**Given task:** All lines from the beginning of the listing through the line with "0.91, 0.62, 0.41]" are to be copied word for word; the pictures are not.

**Given material:**
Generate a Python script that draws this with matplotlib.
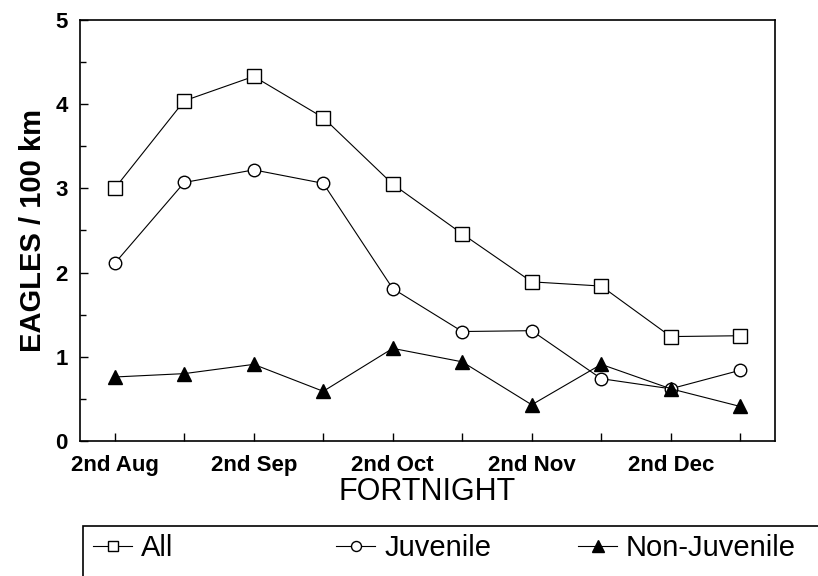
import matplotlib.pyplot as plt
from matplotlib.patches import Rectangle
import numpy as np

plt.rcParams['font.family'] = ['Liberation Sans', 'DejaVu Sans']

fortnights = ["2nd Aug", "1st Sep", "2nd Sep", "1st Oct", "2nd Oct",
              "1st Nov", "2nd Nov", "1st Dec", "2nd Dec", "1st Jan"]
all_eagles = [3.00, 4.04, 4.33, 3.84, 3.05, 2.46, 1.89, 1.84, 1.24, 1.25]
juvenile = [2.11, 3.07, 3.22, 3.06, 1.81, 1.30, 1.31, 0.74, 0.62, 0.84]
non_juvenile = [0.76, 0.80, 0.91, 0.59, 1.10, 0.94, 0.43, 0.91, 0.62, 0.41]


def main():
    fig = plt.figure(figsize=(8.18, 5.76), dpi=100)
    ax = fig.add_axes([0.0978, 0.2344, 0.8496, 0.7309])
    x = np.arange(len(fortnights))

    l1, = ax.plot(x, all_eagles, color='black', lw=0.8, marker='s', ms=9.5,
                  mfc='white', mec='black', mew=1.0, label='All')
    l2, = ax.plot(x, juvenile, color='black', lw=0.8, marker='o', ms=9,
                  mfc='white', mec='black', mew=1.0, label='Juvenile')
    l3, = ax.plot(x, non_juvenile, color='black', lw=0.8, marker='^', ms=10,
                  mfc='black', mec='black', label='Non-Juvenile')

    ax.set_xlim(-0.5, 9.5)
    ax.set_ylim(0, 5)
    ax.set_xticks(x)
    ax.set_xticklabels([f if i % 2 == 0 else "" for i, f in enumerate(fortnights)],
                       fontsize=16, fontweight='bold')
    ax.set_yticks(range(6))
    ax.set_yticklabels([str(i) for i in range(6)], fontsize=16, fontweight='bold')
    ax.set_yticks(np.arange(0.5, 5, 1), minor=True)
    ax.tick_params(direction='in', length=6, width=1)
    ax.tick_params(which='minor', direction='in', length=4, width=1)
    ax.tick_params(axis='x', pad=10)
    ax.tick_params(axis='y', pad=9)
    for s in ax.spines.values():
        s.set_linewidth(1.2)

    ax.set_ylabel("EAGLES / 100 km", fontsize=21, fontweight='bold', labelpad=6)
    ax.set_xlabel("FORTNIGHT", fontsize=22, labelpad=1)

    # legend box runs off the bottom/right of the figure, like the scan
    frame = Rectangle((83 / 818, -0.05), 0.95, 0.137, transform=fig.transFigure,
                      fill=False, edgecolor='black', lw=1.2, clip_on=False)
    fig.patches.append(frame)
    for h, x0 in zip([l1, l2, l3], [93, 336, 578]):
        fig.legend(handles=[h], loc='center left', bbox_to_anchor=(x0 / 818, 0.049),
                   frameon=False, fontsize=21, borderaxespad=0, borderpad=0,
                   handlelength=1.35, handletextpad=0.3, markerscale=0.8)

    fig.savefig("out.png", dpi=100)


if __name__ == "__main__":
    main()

**Result below:**
Generate a Python script that draws this with matplotlib.
import matplotlib.pyplot as plt
from matplotlib.patches import Rectangle
import numpy as np

plt.rcParams['font.family'] = ['Liberation Sans', 'DejaVu Sans']

fortnights = ["2nd Aug", "1st Sep", "2nd Sep", "1st Oct", "2nd Oct",
              "1st Nov", "2nd Nov", "1st Dec", "2nd Dec", "1st Jan"]
all_eagles = [3.00, 4.04, 4.33, 3.84, 3.05, 2.46, 1.89, 1.84, 1.24, 1.25]
juvenile = [2.11, 3.07, 3.22, 3.06, 1.81, 1.30, 1.31, 0.74, 0.62, 0.84]
non_juvenile = [0.76, 0.80, 0.91, 0.59, 1.10, 0.94, 0.43, 0.91, 0.62, 0.41]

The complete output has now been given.